Еще до начала революции из пленных чехословаков постепенно создавались батальоны – несколько глубже прифронтовой полосы Юго-Западной России; они располагались главным образом по имениям, которые лежали вдоль железнодорожных линий. Такие же батальоны формировались и вдоль сибирской магистрали. Сведенные в одну боевую группу, они могли из себя представить некоторую ударную силу.
Естественно, что среди деморализованных, разрозненных масс, в которые обратилось русское войско, среди вообще развала и преступного революционного беспорядка маленькие, организованные единицы могли привлечь внимание тех, кто искал таких камней среди общего разрушительного течения.
Наибольшее сосредоточие чехословацких батальонов было на Волге. Образовавшаяся к тому времени там Народная армия, руководимая социал-революционерами, соединилась с этими чешскими формированиями и создала вместе с ними внушительный фронт против Красной армии.
Весной 1918 г. эти соединенные добровольческие войска имели большой успех и заняли города Самару, Сызрань, Симбирск и Казань.
Туда, разочаровавшись в большевиках, вскоре явилась союзная миссия и взяла эти формирования под свое высокое покровительство. Это не было помощью начинаниям добровольческих организаций, возникавших уже в разных концах России, – нет; союзниками руководила все та же задача: иметь фронт на востоке против Германии, хотя бы и на гребне Уральского хребта, прикрытого Волгой. Союзники меньше всего думали о самой России, запылавшей уже тогда пожарами.
На западе же, на линии германского и англо-французского фронта, к этому времени создается такое положение.

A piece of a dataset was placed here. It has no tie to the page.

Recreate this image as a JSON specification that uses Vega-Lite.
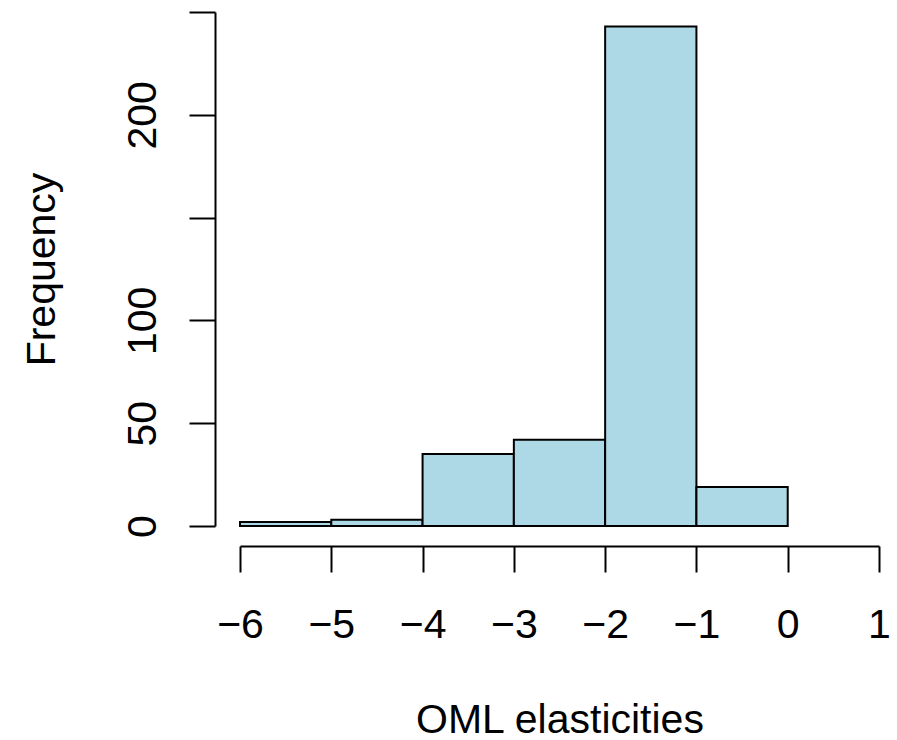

К началу марта германским командованием закончена переброска туда всех боеспособных частей с Восточного фронта. Против русских, несмотря на подписание Брест-Литовского мира, германцами выставлены редкие цепи, так как перестрелка еще происходила по всей старой линии позиции. Таким образом, впервые за всю войну германцы имели на Западном фронте количественный перевес над союзниками. Генералу Людендорфу предстояло решить, использовать ли это преимущество перед противником или нет? Опыт показал, что все большие наступления, производимые Антантой с громадными затратами людей и материала, к решительному концу не приводили. Значит, что же?